My power to refer sentences to the Court of Appeal is one I exercise in my public interest capacity. Before I decide whether or not to refer a case, I give very careful consideration to the facts and surrounding circumstances of it, and receive advice from independent, specialist lawyers on the sentence imposed. I have approached this case in this way, and am satisfied that as the law stands and on current sentencing guidelines, the Court of Appeal would not interfere with this sentence. Accordingly, I cannot refer his case to the Court of Appeal.
The judge did what he could to protect the public from this dangerous man by passing a life sentence on him. This means he will not be released unless and until the Parole Board is satisfied that it would be safe to do so.
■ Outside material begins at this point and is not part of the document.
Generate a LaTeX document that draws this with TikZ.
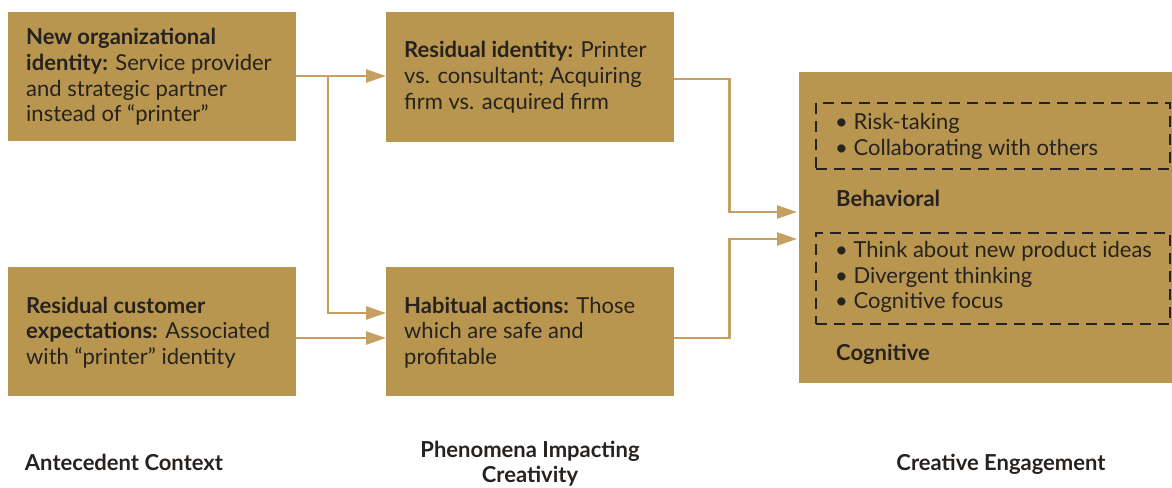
\documentclass[tikz,border=0pt]{standalone}
\usepackage{fontspec}
\setmainfont{Lato}
\usetikzlibrary{arrows.meta}
\definecolor{gold}{HTML}{B8964F}
\definecolor{goldline}{HTML}{C4A062}
\definecolor{ink}{HTML}{262220}
\begin{document}
\begin{tikzpicture}[x=1pt,y=-1pt,
  box/.style={fill=gold, draw=none, inner sep=0pt, anchor=north west},
  dbox/.style={draw=ink, line width=2.4pt, dash pattern=on 11pt off 7pt, inner sep=0pt, anchor=north west},
  txt/.style={anchor=base west, inner sep=0pt, align=left, text=ink, font=\fontsize{22}{25.5}\selectfont},
  lbl/.style={anchor=base, inner sep=0pt, align=center, text=ink, font=\fontsize{22}{25}\selectfont\bfseries},
  conn/.style={draw=goldline, line width=2.6pt},
  arr/.style={conn, -{Triangle[length=20pt,width=13pt]}}]
\useasboundingbox (0,0) rectangle (1172,487);
% boxes
\node[box, minimum width=288pt, minimum height=129pt] (b1) at (8,12) {};
\node[box, minimum width=288pt, minimum height=129pt] (b2) at (8,267) {};
\node[box, minimum width=288pt, minimum height=130pt] (b3) at (386,12) {};
\node[box, minimum width=288pt, minimum height=129pt] (b4) at (386,267) {};
\node[box, minimum width=373pt, minimum height=311pt] (big) at (799,72) {};
\node[dbox, minimum width=354pt, minimum height=66pt] (d1) at (815,102) {};
\node[dbox, minimum width=354pt, minimum height=91pt] (d2) at (815,232) {};
% texts
\node[txt] (t1) at (26,45) {\textbf{New organizational}};
\node[txt] (t1b) at (26,70.5) {\textbf{identity:} Service provider};
\node[txt] (t1c) at (26,96) {and strategic partner};
\node[txt] (t1d) at (26,121.5) {instead of “printer”};
\node[txt] (t2) at (26,313) {\textbf{Residual customer}};
\node[txt] (t2b) at (26,338.5) {\textbf{expectations:} Associated};
\node[txt] (t2c) at (26,364) {with “printer” identity};
\node[txt] (t3) at (404,58) {\textbf{Residual identity:} Printer};
\node[txt] (t3b) at (404,83.5) {vs. consultant; Acquiring};
\node[txt] (t3c) at (404,109) {firm vs. acquired firm};
\node[txt] (t4) at (404,313) {\textbf{Habitual actions:} Those};
\node[txt] (t4b) at (404,338.5) {which are safe and};
\node[txt] (t4c) at (404,364) {profitable};
\node[txt] (r1) at (835,129) {• Risk-taking};
\node[txt] (r2) at (835,155) {• Collaborating with others};
\node[txt] (beh) at (836,206) {\textbf{Behavioral}};
\node[txt] (r3) at (835,257) {• Think about new product ideas};
\node[txt] (r4) at (835,283) {• Divergent thinking};
\node[txt] (r5) at (835,308) {• Cognitive focus};
\node[txt] (cog) at (836,360) {\textbf{Cognitive}};
% bottom labels
\node[lbl] (l1) at (124,470) {Antecedent Context};
\node[lbl] (l2) at (530,482) {Phenomena Impacting\\Creativity};
\node[lbl] (l3) at (1001,470) {Creative Engagement};
% connectors
\coordinate (j1) at (328,76);
\draw[arr] ([yshift=-64pt]b1.north east) -- ([yshift=-64pt]b3.north west);
\draw[arr] (j1) |- ([yshift=-46pt]b4.north west);
\draw[arr] ([yshift=-71pt]b2.north east) -- ([yshift=-71pt]b4.north west);
\draw[arr] ([yshift=-67pt]b3.north east) -- ++(55,0) |- ([yshift=-140pt,xshift=-2pt]big.north west);
\draw[arr] ([yshift=-71pt]b4.north east) -- ++(55,0) |- ([yshift=-167pt,xshift=-2pt]big.north west);
\end{tikzpicture}
\end{document}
It will now be its responsibility to make that judgment. The judge was, however, also required to set a “minimum term”, that is to say a term before the Parole Board could even consider that question. In setting that term, he acted within existing sentencing guidance and law. Given his history, Sweeney may never be released.
Like the case of Webster and French, this case raises a number of more general issues about the current sentencing framework, both the statutory requirements and the guidelines issued by the SGC.
I have already made clear my views that judges should have more discretion over the discount they give for an early guilty plea, and that the way discounts apply when a case is referred to the Court of Appeal needs to be re-examined. It is also plain that there is a need to re-examine the automatic 50 per cent reduction in fixing the minimum term.
The Home Secretary, the Lord Chancellor and I are in complete agreement that we need a criminal justice system which protects the public, particularly vulnerable children, and in which the public has confidence. We will be making a further announcement on sentencing issues before the Summer Recess.